Lest my last post be interpreted as a wholesale (pun sort of intended) attack on market-based thinking, I feel a need to cite a story closer to my own home, also reported by Reuters last night, this time by Adam Tanner. Here is the lead:
San Francisco stores selling high-calorie sodas should pay millions of dollars a year to offset the health-care costs related to obesity, the city's mayor said on Monday.
"This is not just hippy-dippy, left-coast, granola stuff," Gavin Newsom said about his proposal to encourage people to drink less Coca-Cola, Pepsi and other soft drinks. "There is a direct correlation between caloric sweetened beverages and obesity."

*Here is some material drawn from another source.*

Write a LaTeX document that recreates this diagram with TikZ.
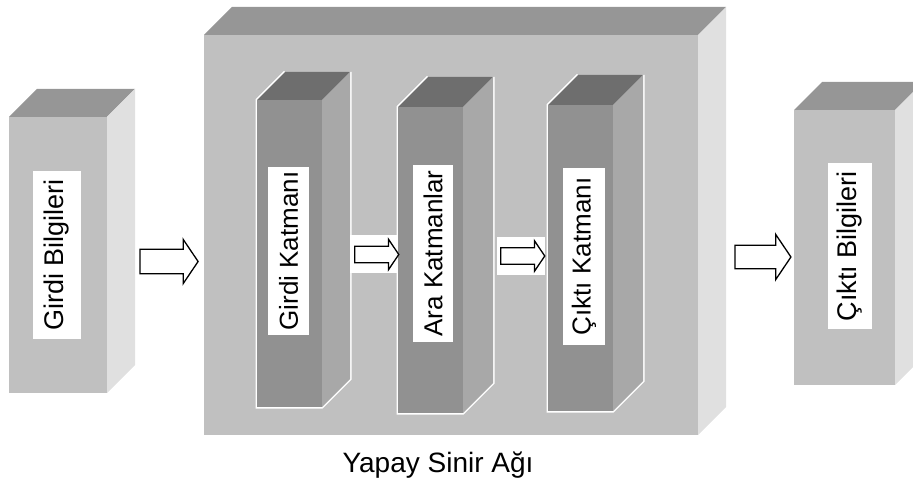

"What we are doing is proposing a fee against the supermarkets and hypermarkets."
The details do not appear to have been worked out thoroughly yet. However, here is the basic strategy:
The plan, outlined during an interview at City Hall, seeks to raise to between $1.7 million and $7.1 million a year for anti-obesity programs by having stores pay between hundreds and thousands of dollars a year each.
Needless to say my injunctions about thinking, particularly about premises and consequences, still hold. Nevertheless, I find this an interesting strategy, somewhat along the lines of efforts to wean Americans off of the tobacco habit. It is an interesting way to think about problems and solutions in terms of costs and benefits, and I hope it is given the attention it deserves.